The website's editor, British national Clare Rewcastle Brown, said the 2018 lawsuit was "reactivated" this year "for apparent politically motivated reasons."
The case originates from her book about the 1MDB scandal.

 

"I am clearly a top political target for members of the current government as a result of my expose of 1MDB and other crises in which they are implicated and which they are now attempting to claim was all a fiction," Rewcastle Brown told BenarNews in an email discussion this week and last week.


"Given the regime's propagation of lies, I would consider myself in danger if I were to set foot in Malaysia."

 

In August, the United Malays National Organization, or UMNO, reclaimed control.
Najib Razak, the party's former president and Malaysia's former prime minister, is on trial for money laundering and abuse of power in connection with the looting of hundreds of millions of dollars from 1Malaysia Development Berhad, a state investment vehicle he founded while in government.


Najib was convicted and sentenced to 12 years in prison on corruption charges related to 1MDB last year, but he is now free on bail while appealing the decision.

 

Malaysian police issued an arrest order for Rewcastle Brown after she failed to appear in court for a hearing linked to the lawsuit on September 23.
Before the authorities issued the order for her arrest, she alleges prosecutors "made no effort to notify the Sarawak Report of the court hearing or the charges."


She said the warrant was part of a smear effort against her.
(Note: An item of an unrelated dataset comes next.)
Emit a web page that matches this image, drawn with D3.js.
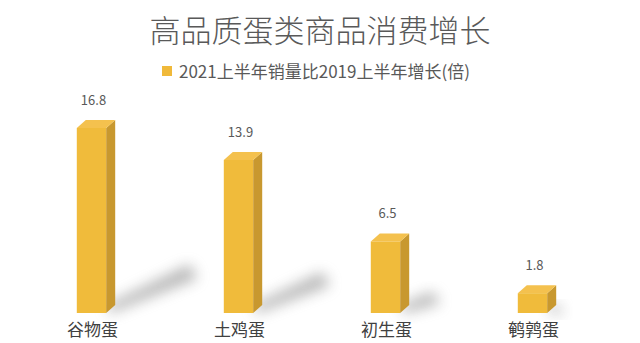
<!DOCTYPE html>
<html>
<head>
<meta charset="utf-8">
<script src="https://cdn.jsdelivr.net/npm/d3@7"></script>
<style>
  body { margin: 0; background: #fff; }
  svg { display: block; font-family: "Microsoft YaHei", "Noto Sans CJK SC", sans-serif; }
</style>
</head>
<body>
<svg id="chart" width="640" height="343"></svg>
<script>
// data
const categories = ['谷物蛋', '土鸡蛋', '初生蛋', '鹌鹑蛋'];
const values = [16.8, 13.9, 6.5, 1.8];
const seriesName = '2021上半年销量比2019上半年增长(倍)';
const title = '高品质蛋类商品消费增长';

const width = 640, height = 343;
const svg = d3.select('#chart');

const x = d3.scaleBand().domain(categories).range([18, 606]).paddingInner(0.8).paddingOuter(0.4);
const y = d3.scaleLinear().domain([0, 16.8]).range([313, 128]);

const depthX = 9, depthY = 8;

// shadow blur
const defs = svg.append('defs');
defs.append('filter').attr('id', 'blur')
  .attr('x', '-50%').attr('y', '-50%').attr('width', '200%').attr('height', '200%')
  .append('feGaussianBlur').attr('stdDeviation', 7);

// title
svg.append('text')
  .attr('x', 320).attr('y', 42)
  .attr('text-anchor', 'middle')
  .attr('font-size', 31)
  .attr('font-weight', 300)
  .attr('fill', '#595959')
  .text(title);

// legend
svg.append('rect')
  .attr('x', 162).attr('y', 66).attr('width', 10).attr('height', 10)
  .attr('fill', '#f0b93a');
svg.append('text')
  .attr('x', 179).attr('y', 78)
  .attr('font-size', 17)
  .attr('fill', '#595959')
  .text(seriesName);

const data = categories.map((c, i) => ({ c, v: values[i] }));

// shadows
svg.append('g').selectAll('path')
  .data(data)
  .join('path')
  .attr('filter', 'url(#blur)')
  .attr('fill', '#7a7a7a')
  .attr('opacity', 0.55)
  .attr('d', d => {
    const x1 = x(d.c) + x.bandwidth();
    const h = y(0) - y(d.v);
    const b = y(0) - 4;
    return `M${x1},${b - 4} L${x1 + 0.45 * h},${b - 0.24 * h} L${x1 + 0.45 * h + 8},${b - 0.22 * h + 10} L${x1 + 4},${b + 4} Z`;
  });

const bars = svg.append('g').selectAll('g')
  .data(data)
  .join('g');

// front face
bars.append('rect')
  .attr('x', d => x(d.c))
  .attr('y', d => y(d.v))
  .attr('width', x.bandwidth())
  .attr('height', d => y(0) - y(d.v))
  .attr('fill', '#f0bb3b');

// side face
bars.append('path')
  .attr('fill', '#c8982f')
  .attr('d', d => {
    const x1 = x(d.c) + x.bandwidth();
    return `M${x1},${y(d.v)} L${x1 + depthX},${y(d.v) - depthY} L${x1 + depthX},${y(0) - depthY} L${x1},${y(0)} Z`;
  });

// top face
bars.append('path')
  .attr('fill', '#f4c14e')
  .attr('d', d => {
    const x0 = x(d.c), x1 = x0 + x.bandwidth(), t = y(d.v);
    return `M${x0},${t} L${x0 + depthX},${t - depthY} L${x1 + depthX},${t - depthY} L${x1},${t} Z`;
  });

// value labels
bars.append('text')
  .attr('x', d => x(d.c) + x.bandwidth() / 2 + 2)
  .attr('y', d => y(d.v) - 23)
  .attr('text-anchor', 'middle')
  .attr('font-size', 13)
  .attr('fill', '#595959')
  .text(d => d.v);

// category axis labels
svg.append('g').selectAll('text')
  .data(categories)
  .join('text')
  .attr('x', d => x(d) + x.bandwidth() / 2 + 1)
  .attr('y', 336)
  .attr('text-anchor', 'middle')
  .attr('font-size', 17)
  .attr('fill', '#404040')
  .text(d => d);
</script>
</body>
</html>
On Sept. 23, Rewcastle Brown was charged in absentia in a Terengganu court with criminal defamation under Section 500 of the Malaysian Penal Code.

 

She claimed that entering Malaysia would be "very risky" since "criminally convicted persons" are now part of the Malaysian administration.


UMNO, to whom she was referring, returned to power in Malaysia without being elected three months ago, after a government led by Muhyiddin Yassin fell after UMNO, one of his ruling bloc's allies, withdrew its support.


According to state news agency Bernama, the queen of Terengganu state alleged in a petition filed in a Kuala Lumpur court on Nov. 21, 2018, that a passage of Rewcastle Brown's book about the 1MDB affair may be construed to suggest that the monarch was corrupt.

 

The section of the book in question also claimed that the queen had abused her position to influence the formation of the Terengganu Investment Authority (TIA), an institution that ultimately became 1MDB.


The queen also claimed that statements in the book misrepresented her as assisting fugitive financier Low Taek Jho, better known as Jho Low, the purported mastermind of the 1MDB crisis.


Prosecutors in Malaysia and the United States claim that at least $4.5 billion (18.8 billion ringgit) was taken from 1MDB between 2009 and 2014, in a financial scandal involving foreign and domestic financial firms as well as high-ranking officials, including Najib.